**Direction**
Your output is the lines from the first one to the one containing "import seaborn as sns", repeated exactly, with images left out.

**Source excerpt**
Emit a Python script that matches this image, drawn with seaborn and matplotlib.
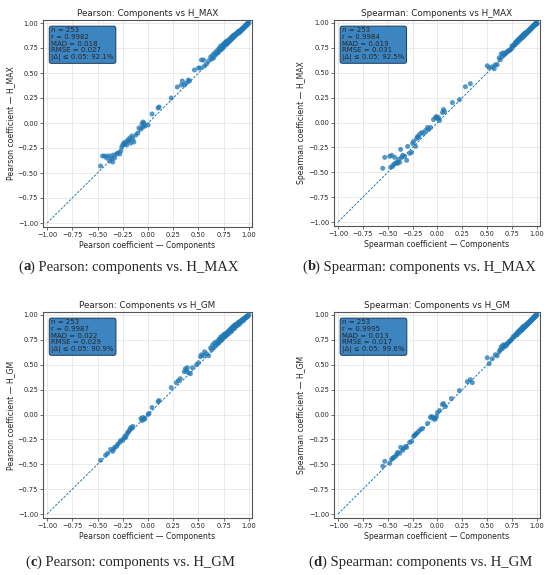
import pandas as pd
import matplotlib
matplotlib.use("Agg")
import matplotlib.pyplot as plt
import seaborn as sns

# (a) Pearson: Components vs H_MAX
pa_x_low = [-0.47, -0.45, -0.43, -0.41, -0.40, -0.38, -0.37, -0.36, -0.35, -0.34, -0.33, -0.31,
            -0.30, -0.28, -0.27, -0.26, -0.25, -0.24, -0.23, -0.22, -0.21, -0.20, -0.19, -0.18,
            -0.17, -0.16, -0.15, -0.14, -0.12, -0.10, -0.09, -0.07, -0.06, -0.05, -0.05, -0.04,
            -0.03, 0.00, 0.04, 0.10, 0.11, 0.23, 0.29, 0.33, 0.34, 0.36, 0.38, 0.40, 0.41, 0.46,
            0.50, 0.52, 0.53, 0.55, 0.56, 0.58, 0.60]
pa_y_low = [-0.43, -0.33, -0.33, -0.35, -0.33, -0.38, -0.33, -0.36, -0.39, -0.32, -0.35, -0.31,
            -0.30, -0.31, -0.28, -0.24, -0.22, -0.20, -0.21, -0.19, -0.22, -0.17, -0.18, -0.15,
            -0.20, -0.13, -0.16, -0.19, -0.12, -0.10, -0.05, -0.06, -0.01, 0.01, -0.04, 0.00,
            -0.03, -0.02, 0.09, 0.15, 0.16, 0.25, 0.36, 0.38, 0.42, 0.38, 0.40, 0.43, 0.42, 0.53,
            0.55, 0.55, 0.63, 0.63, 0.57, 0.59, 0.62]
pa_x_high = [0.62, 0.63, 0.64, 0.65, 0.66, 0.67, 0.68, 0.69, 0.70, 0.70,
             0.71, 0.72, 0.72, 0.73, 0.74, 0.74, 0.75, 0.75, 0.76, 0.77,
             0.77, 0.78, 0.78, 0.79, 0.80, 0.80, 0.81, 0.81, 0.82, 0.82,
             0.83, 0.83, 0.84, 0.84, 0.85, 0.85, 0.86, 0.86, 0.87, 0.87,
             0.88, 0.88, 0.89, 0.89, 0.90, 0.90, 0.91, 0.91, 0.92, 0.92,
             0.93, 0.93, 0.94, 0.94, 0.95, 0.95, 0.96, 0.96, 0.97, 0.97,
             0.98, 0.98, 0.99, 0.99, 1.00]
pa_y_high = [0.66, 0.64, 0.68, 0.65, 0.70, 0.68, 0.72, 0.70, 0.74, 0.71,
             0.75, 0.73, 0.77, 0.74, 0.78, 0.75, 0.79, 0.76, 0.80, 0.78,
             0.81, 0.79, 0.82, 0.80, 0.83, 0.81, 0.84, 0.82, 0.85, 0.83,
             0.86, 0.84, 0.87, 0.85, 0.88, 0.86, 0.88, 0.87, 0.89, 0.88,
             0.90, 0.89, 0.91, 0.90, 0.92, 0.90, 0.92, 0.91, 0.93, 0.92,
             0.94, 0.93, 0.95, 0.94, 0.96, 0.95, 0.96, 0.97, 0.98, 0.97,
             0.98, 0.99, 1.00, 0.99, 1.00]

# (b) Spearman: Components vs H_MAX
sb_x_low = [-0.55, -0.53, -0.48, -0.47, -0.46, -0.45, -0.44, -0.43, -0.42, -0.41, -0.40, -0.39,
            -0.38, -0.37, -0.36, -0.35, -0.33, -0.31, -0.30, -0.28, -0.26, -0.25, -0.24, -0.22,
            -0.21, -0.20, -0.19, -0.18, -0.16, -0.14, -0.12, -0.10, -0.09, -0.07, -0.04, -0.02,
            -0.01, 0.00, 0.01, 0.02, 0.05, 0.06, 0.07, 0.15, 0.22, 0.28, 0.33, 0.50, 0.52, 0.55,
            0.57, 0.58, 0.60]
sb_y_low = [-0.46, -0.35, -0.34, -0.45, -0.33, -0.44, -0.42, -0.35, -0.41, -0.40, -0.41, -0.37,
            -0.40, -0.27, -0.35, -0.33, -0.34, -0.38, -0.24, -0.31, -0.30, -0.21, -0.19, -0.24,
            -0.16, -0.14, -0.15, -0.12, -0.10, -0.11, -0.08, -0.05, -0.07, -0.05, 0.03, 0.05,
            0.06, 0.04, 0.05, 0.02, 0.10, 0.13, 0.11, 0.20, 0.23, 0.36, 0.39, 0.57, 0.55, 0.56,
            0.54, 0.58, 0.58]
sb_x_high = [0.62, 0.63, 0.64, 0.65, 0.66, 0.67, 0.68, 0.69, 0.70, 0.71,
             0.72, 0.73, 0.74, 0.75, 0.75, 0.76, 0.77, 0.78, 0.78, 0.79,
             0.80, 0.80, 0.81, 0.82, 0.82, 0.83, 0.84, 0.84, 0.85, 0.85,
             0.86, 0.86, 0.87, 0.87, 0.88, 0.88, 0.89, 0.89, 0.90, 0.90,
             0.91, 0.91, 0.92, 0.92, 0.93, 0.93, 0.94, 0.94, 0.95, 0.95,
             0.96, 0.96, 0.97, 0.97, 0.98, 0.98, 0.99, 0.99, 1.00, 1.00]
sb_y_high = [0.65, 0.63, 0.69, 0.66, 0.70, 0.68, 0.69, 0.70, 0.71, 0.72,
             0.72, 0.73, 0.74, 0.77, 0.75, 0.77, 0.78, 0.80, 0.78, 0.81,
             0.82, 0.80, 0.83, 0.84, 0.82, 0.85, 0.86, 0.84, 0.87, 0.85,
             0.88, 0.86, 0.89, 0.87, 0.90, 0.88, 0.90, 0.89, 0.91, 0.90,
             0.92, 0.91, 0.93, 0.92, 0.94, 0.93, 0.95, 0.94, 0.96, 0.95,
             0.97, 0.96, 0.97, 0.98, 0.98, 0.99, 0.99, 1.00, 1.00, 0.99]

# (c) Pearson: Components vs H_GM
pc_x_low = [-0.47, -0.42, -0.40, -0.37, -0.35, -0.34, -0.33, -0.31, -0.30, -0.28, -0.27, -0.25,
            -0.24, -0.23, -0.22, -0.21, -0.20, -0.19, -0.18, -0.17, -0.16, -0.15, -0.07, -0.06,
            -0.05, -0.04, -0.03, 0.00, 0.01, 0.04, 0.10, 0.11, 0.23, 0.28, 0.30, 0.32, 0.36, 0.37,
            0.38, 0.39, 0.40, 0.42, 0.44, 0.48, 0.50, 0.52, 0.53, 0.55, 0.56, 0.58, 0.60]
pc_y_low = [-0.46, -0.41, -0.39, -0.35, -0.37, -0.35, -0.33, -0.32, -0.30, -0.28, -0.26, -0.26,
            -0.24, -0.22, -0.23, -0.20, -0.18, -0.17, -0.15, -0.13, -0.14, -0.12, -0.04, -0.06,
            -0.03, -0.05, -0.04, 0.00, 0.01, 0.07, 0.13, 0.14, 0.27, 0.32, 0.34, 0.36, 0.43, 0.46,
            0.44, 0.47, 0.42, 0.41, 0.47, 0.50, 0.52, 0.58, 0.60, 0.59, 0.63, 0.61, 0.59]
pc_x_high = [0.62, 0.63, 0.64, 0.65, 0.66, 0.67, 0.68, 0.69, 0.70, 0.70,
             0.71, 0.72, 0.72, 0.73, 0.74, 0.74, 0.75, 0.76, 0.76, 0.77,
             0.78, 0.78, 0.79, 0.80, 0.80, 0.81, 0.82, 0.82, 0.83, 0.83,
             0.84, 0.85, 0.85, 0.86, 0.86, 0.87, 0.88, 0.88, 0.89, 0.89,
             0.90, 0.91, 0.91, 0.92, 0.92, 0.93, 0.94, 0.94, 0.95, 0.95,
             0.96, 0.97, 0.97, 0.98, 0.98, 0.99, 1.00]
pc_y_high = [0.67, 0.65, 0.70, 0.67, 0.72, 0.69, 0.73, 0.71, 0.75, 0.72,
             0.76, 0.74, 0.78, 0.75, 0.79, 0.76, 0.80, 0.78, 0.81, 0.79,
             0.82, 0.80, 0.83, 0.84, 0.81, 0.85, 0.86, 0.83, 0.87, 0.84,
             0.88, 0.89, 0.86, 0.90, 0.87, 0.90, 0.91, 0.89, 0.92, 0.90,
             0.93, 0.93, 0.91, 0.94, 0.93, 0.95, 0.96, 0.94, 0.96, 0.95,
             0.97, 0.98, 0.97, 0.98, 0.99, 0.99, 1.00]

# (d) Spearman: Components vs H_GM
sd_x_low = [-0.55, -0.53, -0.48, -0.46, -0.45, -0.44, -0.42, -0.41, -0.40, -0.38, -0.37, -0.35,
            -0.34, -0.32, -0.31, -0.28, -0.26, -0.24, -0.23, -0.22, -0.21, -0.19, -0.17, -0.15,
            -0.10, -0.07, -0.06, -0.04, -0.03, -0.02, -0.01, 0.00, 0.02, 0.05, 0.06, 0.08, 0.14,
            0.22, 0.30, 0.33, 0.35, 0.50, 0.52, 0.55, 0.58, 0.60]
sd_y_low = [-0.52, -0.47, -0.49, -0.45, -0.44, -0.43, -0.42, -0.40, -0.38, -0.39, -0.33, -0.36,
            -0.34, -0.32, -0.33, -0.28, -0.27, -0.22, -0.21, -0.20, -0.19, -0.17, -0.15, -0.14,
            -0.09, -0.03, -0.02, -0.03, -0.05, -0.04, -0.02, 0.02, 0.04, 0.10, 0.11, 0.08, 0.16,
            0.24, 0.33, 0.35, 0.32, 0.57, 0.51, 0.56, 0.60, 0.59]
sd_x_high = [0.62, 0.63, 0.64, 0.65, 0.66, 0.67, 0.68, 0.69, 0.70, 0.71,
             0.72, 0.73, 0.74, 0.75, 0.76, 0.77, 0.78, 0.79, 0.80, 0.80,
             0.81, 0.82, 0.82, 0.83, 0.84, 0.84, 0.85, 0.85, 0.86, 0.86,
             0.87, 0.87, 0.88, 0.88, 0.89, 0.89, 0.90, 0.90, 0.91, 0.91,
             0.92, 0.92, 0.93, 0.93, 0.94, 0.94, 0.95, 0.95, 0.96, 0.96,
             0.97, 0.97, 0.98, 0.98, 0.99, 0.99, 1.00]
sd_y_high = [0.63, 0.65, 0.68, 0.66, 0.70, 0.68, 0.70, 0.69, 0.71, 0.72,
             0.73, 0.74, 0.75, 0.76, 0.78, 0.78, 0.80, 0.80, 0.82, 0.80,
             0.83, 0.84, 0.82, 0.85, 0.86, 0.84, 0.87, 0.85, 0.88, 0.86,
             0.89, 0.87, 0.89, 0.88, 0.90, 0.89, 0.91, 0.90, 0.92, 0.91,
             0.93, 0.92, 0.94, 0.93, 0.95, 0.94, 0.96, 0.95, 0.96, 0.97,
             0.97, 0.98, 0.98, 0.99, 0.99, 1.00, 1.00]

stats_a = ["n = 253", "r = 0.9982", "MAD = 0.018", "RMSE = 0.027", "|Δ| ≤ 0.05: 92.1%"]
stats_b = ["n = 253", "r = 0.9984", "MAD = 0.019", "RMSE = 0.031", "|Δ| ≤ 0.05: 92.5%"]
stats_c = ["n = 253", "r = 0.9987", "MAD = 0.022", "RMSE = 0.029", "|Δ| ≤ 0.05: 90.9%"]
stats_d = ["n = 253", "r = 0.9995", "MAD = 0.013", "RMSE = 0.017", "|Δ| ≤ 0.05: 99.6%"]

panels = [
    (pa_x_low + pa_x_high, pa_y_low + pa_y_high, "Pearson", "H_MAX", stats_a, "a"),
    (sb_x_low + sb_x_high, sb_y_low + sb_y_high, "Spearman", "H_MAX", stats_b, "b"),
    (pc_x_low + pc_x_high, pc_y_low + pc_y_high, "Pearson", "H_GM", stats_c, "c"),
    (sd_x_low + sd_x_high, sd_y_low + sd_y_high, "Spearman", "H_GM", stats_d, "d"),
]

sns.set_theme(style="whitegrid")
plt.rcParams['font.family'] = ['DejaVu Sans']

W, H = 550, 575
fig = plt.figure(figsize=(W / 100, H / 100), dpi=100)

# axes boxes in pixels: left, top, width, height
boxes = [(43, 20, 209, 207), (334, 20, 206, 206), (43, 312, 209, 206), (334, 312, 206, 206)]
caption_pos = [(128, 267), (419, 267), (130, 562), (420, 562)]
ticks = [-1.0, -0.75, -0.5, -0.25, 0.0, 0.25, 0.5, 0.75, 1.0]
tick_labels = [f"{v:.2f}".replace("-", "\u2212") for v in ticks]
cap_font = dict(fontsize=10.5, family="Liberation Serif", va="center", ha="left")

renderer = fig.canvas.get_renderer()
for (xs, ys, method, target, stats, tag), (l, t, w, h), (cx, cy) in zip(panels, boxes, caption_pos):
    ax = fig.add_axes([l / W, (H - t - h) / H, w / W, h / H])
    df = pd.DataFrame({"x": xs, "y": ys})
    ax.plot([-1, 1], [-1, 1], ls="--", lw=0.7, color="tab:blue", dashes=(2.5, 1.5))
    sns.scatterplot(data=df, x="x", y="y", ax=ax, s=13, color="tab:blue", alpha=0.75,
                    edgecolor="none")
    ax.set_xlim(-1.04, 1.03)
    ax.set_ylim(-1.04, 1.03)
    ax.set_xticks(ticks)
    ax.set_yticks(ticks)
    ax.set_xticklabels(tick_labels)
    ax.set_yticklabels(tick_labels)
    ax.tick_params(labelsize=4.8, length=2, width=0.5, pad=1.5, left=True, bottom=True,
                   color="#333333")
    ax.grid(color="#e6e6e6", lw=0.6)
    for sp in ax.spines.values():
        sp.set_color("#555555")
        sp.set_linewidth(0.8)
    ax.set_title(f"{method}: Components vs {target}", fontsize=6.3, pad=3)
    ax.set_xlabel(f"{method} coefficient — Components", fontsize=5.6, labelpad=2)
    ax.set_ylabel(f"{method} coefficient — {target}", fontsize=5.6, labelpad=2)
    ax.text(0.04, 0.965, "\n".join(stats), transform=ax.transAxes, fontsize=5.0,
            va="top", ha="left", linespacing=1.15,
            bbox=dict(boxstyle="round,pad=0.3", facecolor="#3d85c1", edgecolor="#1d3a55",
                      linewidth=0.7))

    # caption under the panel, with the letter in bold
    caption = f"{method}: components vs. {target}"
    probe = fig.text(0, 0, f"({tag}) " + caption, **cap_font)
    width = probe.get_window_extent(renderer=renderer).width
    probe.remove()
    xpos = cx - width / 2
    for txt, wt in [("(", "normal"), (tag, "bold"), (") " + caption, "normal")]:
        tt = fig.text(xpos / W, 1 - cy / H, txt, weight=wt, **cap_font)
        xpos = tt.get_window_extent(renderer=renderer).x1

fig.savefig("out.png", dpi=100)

**Correct output**
Emit a Python script that matches this image, drawn with seaborn and matplotlib.
import pandas as pd
import matplotlib
matplotlib.use("Agg")
import matplotlib.pyplot as plt
import seaborn as sns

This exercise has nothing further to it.